In generale, le banche hanno erogato alle famiglie credito per un valore inferiore, su base annua, di 5 miliardi di euro; di questa somma, quasi 3 miliardi, ovvero il 59% del totale, sono stati sottratti alle famiglie del Sud Italia.

In una realtà come questa, famiglie e imprese disperate sono state costrette a ricorrere all’usura. Stando all’analisi dell’indice che misura il rischio usura – stilato da 15 anni circa dall’ Ufficio studi della Cgia, è emerso che nel 2012 le regioni italiane in cui la “penetrazione” dell’usura è stata più invasiva sono state, ancora, la Campania, la Basilicata, il Molise, la Calabria, la Puglia e la Sicilia.

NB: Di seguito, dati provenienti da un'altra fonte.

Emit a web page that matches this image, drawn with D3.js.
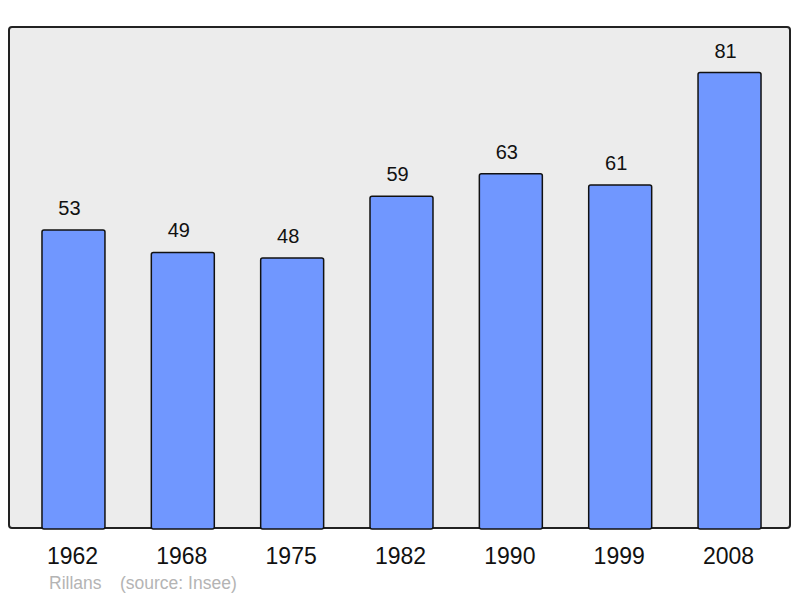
<!DOCTYPE html>
<html>
<head>
<meta charset="utf-8">
<script src="https://cdn.jsdelivr.net/npm/d3@7"></script>
<style>
  body { margin: 0; background: #fff; }
  text { font-family: "Liberation Sans", Arial, sans-serif; }
</style>
</head>
<body>
<div id="chart"></div>
<script>
let years = ["1962", "1968", "1975", "1982", "1990", "1999", "2008"];
let population = [53, 49, 48, 59, 63, 61, 81];
let town = "Rillans";
let source = "(source: Insee)";

let width = 800, height = 598;
let panel = {left: 9, top: 27, right: 790, bottom: 528};

let svg = d3.select("#chart")
  .append("svg")
    .attr("width", width)
    .attr("height", height);

// background panel
svg.append("rect")
  .attr("x", panel.left)
  .attr("y", panel.top)
  .attr("width", panel.right - panel.left)
  .attr("height", panel.bottom - panel.top)
  .attr("rx", 3)
  .attr("fill", "#ececec")
  .attr("stroke", "#222")
  .attr("stroke-width", 2);

let x = d3.scaleBand()
  .domain(years)
  .range([18.8, 784.2])
  .paddingInner(0.424)
  .paddingOuter(0.212);

let y = d3.scaleLinear()
  .domain([0, d3.max(population) * 1.1])
  .range([panel.bottom, panel.top]);

let data = years.map(function(d, i) { return {year: d, value: population[i]}; });

svg.selectAll("rect.bar")
  .data(data)
  .enter()
  .append("rect")
    .attr("class", "bar")
    .attr("x", function(d) { return x(d.year); })
    .attr("y", function(d) { return y(d.value); })
    .attr("width", x.bandwidth())
    .attr("height", function(d) { return panel.bottom - y(d.value) + 1; })
    .attr("rx", 2)
    .attr("fill", "#7097ff")
    .attr("stroke", "#111")
    .attr("stroke-width", 1.5);

// value labels (sit a little left of bar centre, as in the original)
svg.selectAll("text.val")
  .data(data)
  .enter()
  .append("text")
    .attr("class", "val")
    .attr("text-anchor", "middle")
    .attr("x", function(d) { return x(d.year) + x.bandwidth() / 2 - 4; })
    .attr("y", function(d) { return y(d.value) - 15; })
    .attr("font-size", 20)
    .attr("fill", "#111")
    .text(function(d) { return d.value; });

// year labels
let xAxis = svg.append("g")
  .attr("transform", "translate(-1," + panel.bottom + ")")
  .call(d3.axisBottom(x).tickSize(0).tickPadding(20));
xAxis.select(".domain").remove();
xAxis.selectAll("text")
  .attr("font-size", 23)
  .attr("font-family", "Liberation Sans, Arial, sans-serif")
  .attr("fill", "#111");

// footer
svg.append("text")
  .attr("x", 49)
  .attr("y", 589)
  .attr("font-size", 17.5)
  .attr("fill", "#b4b4b4")
  .text(town);
svg.append("text")
  .attr("x", 120)
  .attr("y", 589)
  .attr("font-size", 17.5)
  .attr("fill", "#b4b4b4")
  .text(source);
</script>
</body>
</html>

Rispetto ad un indicatore nazionale medio stabilito dagli esperti della Cgia pari a 100, la situazione più critica si presenta in Campania: in questo caso l’indice del rischio usura è di 169,2 (pari al 69,2% in più della media Italia), in Basilicata al 159,2 (59,2% in più rispetto alla media Italia), in Molise si ferma a 153,1 (53,1% in più della media Italia), in Calabria a 150,4 (50,4% in più della media nazionale) e in Puglia il livello raggiunge quota 139 (39% in più della media Italia).

“In altre parole – ha detto il segretario della Cgia, Giuseppe Bortolussi – a fronte di una contrazione del credito alle famiglie consumatrici che si è fatta sentire soprattutto nel Mezzogiorno, c`è il pericolo che il rischio usura, già presente in questi territori in misura maggiore rispetto altrove, assuma dimensioni allarmanti”.

Calcolare “l`usura solo attraverso il numero di denunce – ha proseguito – non è molto attendibile perché il fenomeno rimane in larga parte sommerso e risulta quindi leggibile con difficoltà, approssimazione e attendibilità relativa. Per questo abbiamo messo a confronto ben 8 sottoindicatori per cercare di dimensionare con maggiore fedeltà questa emergenza”.

Ma quello che “forse pochi sanno, – ha concluso – sono le motivazioni per le quali molti cadono nelle mani degli strozzini. Oltre al perdurare della crisi per artigiani e commercianti, sono le scadenze fiscali a spingere molti operatori economici nella morsa degli usurai. Per i disoccupati o i lavoratori dipendenti, invece, sono i problemi finanziari che emergono dopo brevi malattie o infortuni”.

Le realtà meno “esposte” al fenomeno dell’usura sono in primo luogo il Trentino Alto Adige, con un indice del rischio usura pari a 49,2 (50,8% in meno della media nazionale); la Valle d`Aosta, con 57,6 (42,4% in meno della media Italia) e il Friuli Venezia Giulia, con un indice del 69,7 (30,3% in meno della media nazionale).